The hypocrisy of those folks who'll tell you they hate Market (behind closed doors) and then still show up bright and early to participate in it -
Wait! Please. I have to tell you a story, you really have to hear it . I have a good friend named
Gregory Lomayesva, an artist of Hopi descent, who was practically raised in a booth at Spanish Market, who swore up and down that he'd NEVER do Indian Market. And guess what? He didn't. He hasn't. And he's still famous and makes a good living as an artist. I ask you, man, WHAT DID HE DO WRONG?

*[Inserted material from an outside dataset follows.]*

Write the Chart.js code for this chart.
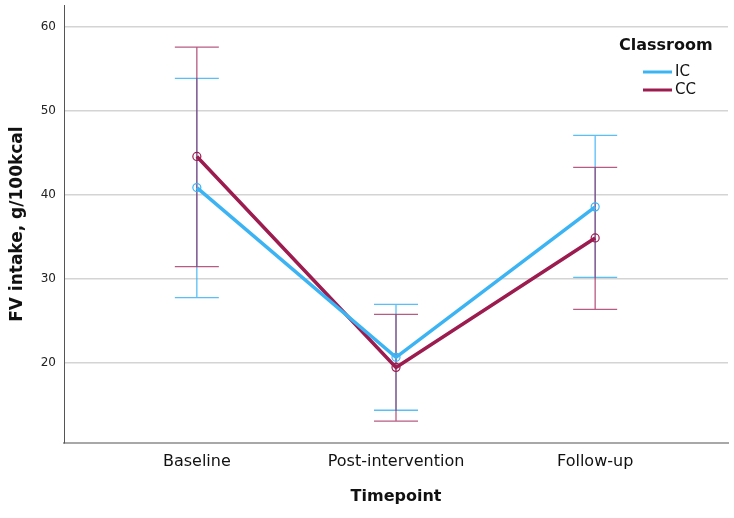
<!DOCTYPE html>
<html>
<head>
<meta charset="utf-8">
<script src="https://cdn.jsdelivr.net/npm/chart.js@4/dist/chart.umd.min.js"></script>
<style>
  html, body { margin: 0; padding: 0; background: #fff; }
  #wrap { width: 734px; height: 518px; }
</style>
</head>
<body>
<div id="wrap"><canvas id="chart"></canvas></div>
<script>
// Chart data
var timepoints = ['Baseline', 'Post-intervention', 'Follow-up'];
var groupNames = ['IC', 'CC'];
var icMean  = [40.9, 20.7, 38.6];
var icLower = [27.8, 14.4, 30.2];
var icUpper = [53.9, 27.0, 47.1];
var ccMean  = [44.6, 19.5, 34.9];
var ccLower = [31.5, 13.1, 26.4];
var ccUpper = [57.6, 25.8, 43.3];
var yTicks  = [20, 30, 40, 50, 60];

var icColor = '#3cb4f4';
var ccColor = '#9c1c50';
var fontFam = '"DejaVu Sans", sans-serif';

function toPoints(values) {
    return values.map(function (v, i) { return { x: i, y: v }; });
}

// Draw the error bars (whiskers + caps) using the chart scales
var errorBarPlugin = {
    id: 'errorBars',
    beforeDatasetsDraw: function (chart) {
        var ctx = chart.ctx;
        var xs = chart.scales.x, ys = chart.scales.y;
        var sets = [
            { lo: icLower, hi: icUpper, color: 'rgba(60,180,244,0.85)' },
            { lo: ccLower, hi: ccUpper, color: 'rgba(156,28,80,0.72)' }
        ];
        ctx.save();
        ctx.lineWidth = 1.3;
        sets.forEach(function (s) {
            ctx.strokeStyle = s.color;
            s.lo.forEach(function (lo, i) {
                var x = xs.getPixelForValue(i);
                var yLo = ys.getPixelForValue(lo);
                var yHi = ys.getPixelForValue(s.hi[i]);
                var half = 22;
                ctx.beginPath();
                ctx.moveTo(x, yLo); ctx.lineTo(x, yHi);
                ctx.moveTo(x - half, yLo); ctx.lineTo(x + half, yLo);
                ctx.moveTo(x - half, yHi); ctx.lineTo(x + half, yHi);
                ctx.stroke();
            });
        });
        ctx.restore();
    }
};

// Legend with a title in the top right of the plot
var legendPlugin = {
    id: 'classLegend',
    afterDraw: function (chart) {
        var ctx = chart.ctx;
        ctx.save();
        ctx.fillStyle = '#111';
        ctx.textBaseline = 'middle';
        ctx.textAlign = 'left';
        ctx.font = 'bold 16px ' + fontFam;
        ctx.fillText('Classroom', 619, 46);
        ctx.font = '15px ' + fontFam;
        var colors = [icColor, ccColor];
        groupNames.forEach(function (name, i) {
            var y = 72 + i * 18;
            ctx.strokeStyle = colors[i];
            ctx.lineWidth = 3;
            ctx.beginPath();
            ctx.moveTo(643, y); ctx.lineTo(672, y);
            ctx.stroke();
            ctx.fillStyle = '#111';
            ctx.fillText(name, 675, y);
        });
        ctx.restore();
    }
};

new Chart(document.getElementById('chart'), {
    type: 'line',
    data: {
        datasets: [
            {
                label: groupNames[0],
                data: toPoints(icMean),
                borderColor: icColor,
                backgroundColor: icColor,
                borderWidth: 3.5,
                pointRadius: 4,
                pointBorderWidth: 1.2,
                pointBackgroundColor: 'rgba(255,255,255,0)',
                pointBorderColor: icColor
            },
            {
                label: groupNames[1],
                data: toPoints(ccMean),
                borderColor: ccColor,
                backgroundColor: ccColor,
                borderWidth: 3.5,
                pointRadius: 4,
                pointBorderWidth: 1.2,
                pointBackgroundColor: 'rgba(255,255,255,0)',
                pointBorderColor: ccColor
            }
        ]
    },
    options: {
        responsive: true,
        maintainAspectRatio: false,
        animation: false,
        layout: { padding: { top: 0, right: 6, left: 0, bottom: 0 } },
        plugins: {
            legend: { display: false },
            tooltip: { enabled: false }
        },
        scales: {
            x: {
                type: 'linear',
                min: -0.667,
                max: 2.667,
                afterBuildTicks: function (scale) {
                    scale.ticks = timepoints.map(function (t, i) { return { value: i }; });
                },
                afterFit: function (scale) {
                    scale.height = 75;
                    scale.paddingLeft = 0;
                    scale.paddingRight = 0;
                },
                grid: { display: false, drawTicks: false },
                border: { display: true, color: '#a8a8a8', width: 2 },
                ticks: {
                    padding: 9,
                    color: '#111',
                    font: { family: fontFam, size: 16 },
                    callback: function (v) { return timepoints[v]; }
                },
                title: {
                    display: true,
                    text: 'Timepoint',
                    color: '#111',
                    font: { family: fontFam, size: 16, weight: 'bold' },
                    padding: { top: 0, bottom: 12 }
                }
            },
            y: {
                min: 10.5,
                max: 62.6,
                afterBuildTicks: function (scale) {
                    scale.ticks = yTicks.map(function (v) { return { value: v }; });
                },
                afterFit: function (scale) {
                    scale.width = 64;
                    scale.paddingTop = 0;
                    scale.paddingBottom = 0;
                },
                grid: { color: '#d4d4d4', lineWidth: 1.5, drawTicks: false },
                border: { display: true, color: '#555', width: 1 },
                ticks: {
                    padding: 8,
                    color: '#222',
                    font: { family: fontFam, size: 12 }
                },
                title: {
                    display: true,
                    text: 'FV intake, g/100kcal',
                    color: '#111',
                    font: { family: fontFam, size: 17, weight: 'bold' },
                    padding: { top: 7, bottom: 0 }
                }
            }
        }
    },
    plugins: [errorBarPlugin, legendPlugin]
});
</script>
</body>
</html>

- are just the kind of people who are too damn afraid to build their own Rolodexes. Indian Market, of course, has the biggest one in town, made up mostly of Those Wealthy White Patrons who Control the Native American Art Market (with a MAFIA, I was told today. Can you see it? Rex Arrowsmith and Sam Balleen and the ghost of Al Packard riding six-guns around the booths on the Plaza, ready to shoot any Injun who dared to show innovation in their work.)
So they HAVE TO DO IT. They MUST compromise and play the game of Indian Market. But what exactly (pray tell) keeps these folks from making all that cutting edge work they'd be making if they *didn't* have to fall pray to THE MARKET (you know, the market, the same one each and every one of us making any kind of stuff have to think about when we're pitching a story - don't you think I'd LOVE to make a living making this fucking blog every day? I SHOULD BE ALLOWED. And yet I'm not...sob....)
Sorry. WHAT KEEPS THEM FROM MAKING THAT CUTTING-EDGE WORK? And if they are, in fact, making other stuff, is it *really* so terrible that Indian Market is their cash cow that maybe gives them a little flexibility to make that super-duper stuff?
In either case - cutting-edge or traditional - the patrons will still be wealthy white people. Just like the rest of us. So...what's the problem again?